Rejuvenation engineering in metallic glasses by complementary stress and structure modulation

TL;DR

This paper explores how complementary stress and structure modulation can be used to engineer metallic glasses, enhancing their ductility and strain hardening by understanding elastic heterogeneities and shear band activity through experimental and simulation methods.

Contribution

It introduces a combined approach of stress and structure modulation for metallic glasses, supported by experimental and atomistic simulation evidence.

Findings

Large elastic fluctuations observed after deformation

Competing hardening-softening mechanisms identified

Shear band formation correlates with elastic heterogeneities

Abstract

Residual stress engineering is very widely used in the design of new advanced lightweight materials. For metallic glasses the attention has been on structural changes and rejuvenation processes. High energy scanning X-ray diffraction strain mapping reveals large elastic fluctuations in metallic glasses after deformation under triaxial compression. Microindentation hardness mapping hints to a competing hardening-softening mechanism after compression and further reveals the complementary effects of stress and structure modulation.

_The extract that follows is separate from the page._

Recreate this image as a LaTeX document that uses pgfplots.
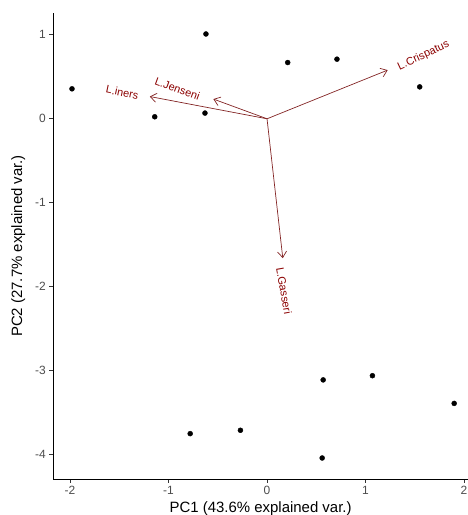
\documentclass[border=0pt]{standalone}
\usepackage{pgfplots}
\pgfplotsset{compat=1.18}
\usepackage{fontspec}
\setmainfont{Liberation Sans}
\usetikzlibrary{arrows.meta}
\definecolor{arrowred}{HTML}{832424}
\definecolor{labred}{HTML}{8B0000}
\definecolor{ticklab}{HTML}{4D4D4D}
\begin{document}
\begin{tikzpicture}
\begin{axis}[
  scale only axis,
  width=414.7bp, height=466bp,
  xmin=-2.17, xmax=2.04, ymin=-4.29, ymax=1.26,
  axis lines=left,
  axis line style={-, black, line width=0.8bp},
  tick align=outside,
  major tick length=4bp,
  tick style={color=black!80, line width=0.8bp},
  xtick={-2,-1,0,1,2}, xticklabels={-2,-1,0,1,2},
  ytick={-4,-3,-2,-1,0,1}, yticklabels={-4,-3,-2,-1,0,1},
  tick label style={font=\fontsize{12}{14}\selectfont, color=ticklab},
  xlabel={PC1 (43.6\% explained var.)},
  ylabel={PC2 (27.7\% explained var.)},
  ylabel shift=3bp,
  label style={font=\fontsize{15}{18}\selectfont},
  clip=false,
]
\addplot[only marks, mark=*, mark size=2.5bp, black] coordinates {
(-1.98,0.357) (-1.14,0.024) (-0.63,0.068) (-0.62,1.01) (0.21,0.67) (0.71,0.71) (1.55,0.38)
(0.57,-3.11) (1.07,-3.06) (1.90,-3.39) (-0.78,-3.75) (-0.27,-3.71) (0.56,-4.04)
};
\addplot[arrowred, line width=0.7bp, -{Straight Barb[length=6bp, width=9bp]}] coordinates {(0,0) (1.225,0.58)};
\addplot[arrowred, line width=0.7bp, -{Straight Barb[length=6bp, width=9bp]}] coordinates {(0,0) (-0.545,0.235)};
\addplot[arrowred, line width=0.7bp, -{Straight Barb[length=6bp, width=9bp]}] coordinates {(0,0) (-1.19,0.265)};
\addplot[arrowred, line width=0.7bp, -{Straight Barb[length=6bp, width=9bp]}] coordinates {(0,0) (0.16,-1.66)};
\node[text=labred, inner sep=0pt, font=\fontsize{11}{13}\selectfont, rotate=25] at (axis cs:1.59,0.75) {L.Crispatus};
\node[text=labred, inner sep=0pt, font=\fontsize{11}{13}\selectfont, rotate=-20] at (axis cs:-0.91,0.357) {L.Jenseni};
\node[text=labred, inner sep=0pt, font=\fontsize{11}{13}\selectfont, rotate=-12] at (axis cs:-1.47,0.315) {L.iners};
\node[text=labred, inner sep=0pt, font=\fontsize{11}{13}\selectfont, rotate=-80] at (axis cs:0.173,-2.05) {L.Gasseri};
\coordinate (bbsw) at (rel axis cs:-0.1285,-0.0773);
\coordinate (bbne) at (rel axis cs:1,1.0279);
\end{axis}
\pgfresetboundingbox
\path[use as bounding box] (bbsw) rectangle (bbne);
\end{tikzpicture}
\end{document}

Transmission electron microscopy proves that structure modulation under room temperature deformation relates to the shear band formation that closely correlates to the distribution of elastic heterogeneities. Molecular dynamics simulations provide an atomistic understanding of the complex shear band activity in notched metallic glasses and the related fluctuations in the strain/stress heterogeneity. Thus, future focus should be given to stress engineering and elastic heterogeneity that together with structure modulation may allow to design metallic glasses with enhanced ductility and strain hardening ability.